Soop on Wheels is a story of the tenacity of the human spirit. It is a story of hope and healing, in relating the life and contributions of Everett Soop (1943-2001). Everett was a Blackfoot political cartoonist and humourist. He lived on the Blood Indian Reserve in southern Alberta. His survival tools were a sense of humour, artistic gifts and spiritual values taught to him by his grandparents. He produced a remarkable body of published work, despite the affliction of muscular dystrophy. Everett refused to be regarded as either a victim or a role model, even while confronting adversity throughout his life. His unflinching honesty and courage can inspire each of us to rethink our understanding about disability, why human self-determination is important, and the possibility in life’s journey to discover more fully who we can be.
A word from Tënk
What a character, that Everett Soop! At once soft and sarcastic, he flayed a few of them with his pencil in order to express an indescribable anger.

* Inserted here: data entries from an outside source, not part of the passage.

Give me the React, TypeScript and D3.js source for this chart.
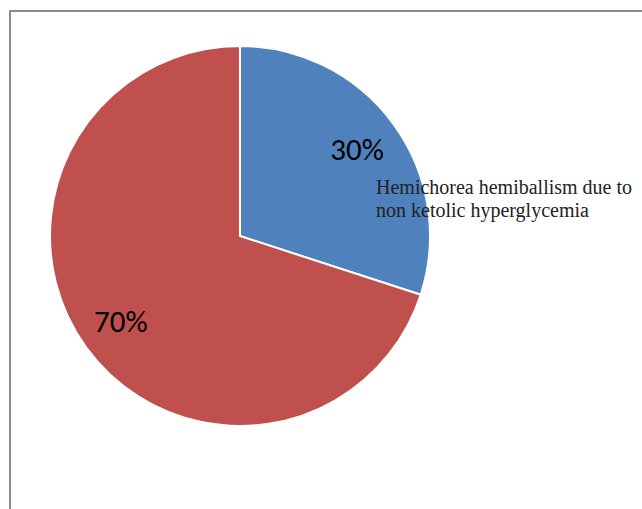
import React from "react";
import * as d3 from "d3";

const categories = ["Hemichorea hemiballism due to non ketolic hyperglycemia", "Other"];
const values = [30, 70];
const labels = ["30%", "70%"];
const legendLines = ["Hemichorea hemiballism due to", "non ketolic hyperglycemia"];
const colors = ["#4F81BD", "#C0504D"];

export default function App() {
  const cx = 240, cy = 236, R = 190;
  const pie = d3.pie<number>().sort(null).value((d) => d)(values);
  const arc = d3.arc<d3.PieArcDatum<number>>().innerRadius(0).outerRadius(R);
  const labelR = 146;
  const labelArc = d3.arc<d3.PieArcDatum<number>>().innerRadius(labelR).outerRadius(labelR);
  return (
    <svg width={642} height={509} style={{ position: "absolute", left: 0, top: 0 }}>
      <rect x={0} y={0} width={642} height={509} fill="#fff" />
      <line x1={10} y1={10} x2={10} y2={509} stroke="#8c8c8c" strokeWidth={2} />
      <line x1={9} y1={11} x2={642} y2={11} stroke="#8c8c8c" strokeWidth={2} />
      <g transform={`translate(${cx},${cy})`}>
        {pie.map((p, i) => (
          <path key={categories[i]} d={arc(p) || ""} fill={colors[i]} stroke="#fff" strokeWidth={2} />
        ))}
        {pie.map((p, i) => {
          const [x, y] = labelArc.centroid(p);
          return (
            <text key={"l" + i} x={x - 1} y={y + 10} textAnchor="middle"
              fontFamily="Carlito, 'Liberation Sans', Arial, sans-serif" fontSize={31} fill="#000">
              {labels[i]}
            </text>
          );
        })}
      </g>
      {legendLines.map((t, i) => (
        <text key={t} x={376} y={194 + i * 23} fontFamily="'Liberation Serif', 'Times New Roman', serif"
          fontSize={20} fill="#222">
          {t}
        </text>
      ))}
    </svg>
  );
}
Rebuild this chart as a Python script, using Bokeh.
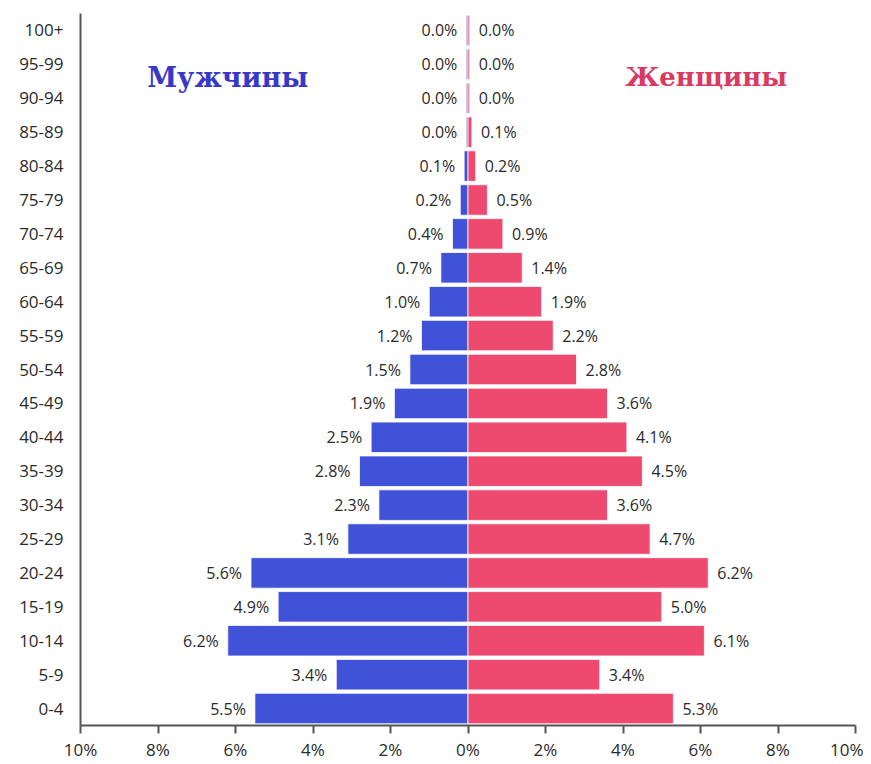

His cartoons have raised many complaints as well as much laughter. All of this seems to me so long ago and far away, and yet so current and so close. I recognized myself a lot in these words. I was sad as much as I laughed out loud.
A documentary that allows us to see this man through a very intimate lens, without censorship. Much loved by his family and peers, he is also hiding from a great enemy. I invite you to watch this essential slice of Blackfoot history from Western Canada.
How much I would have loved to be his niece!
Ni mishta minutuau né napeu ka tepatshimut! (Oh how I loved listening to him talk!)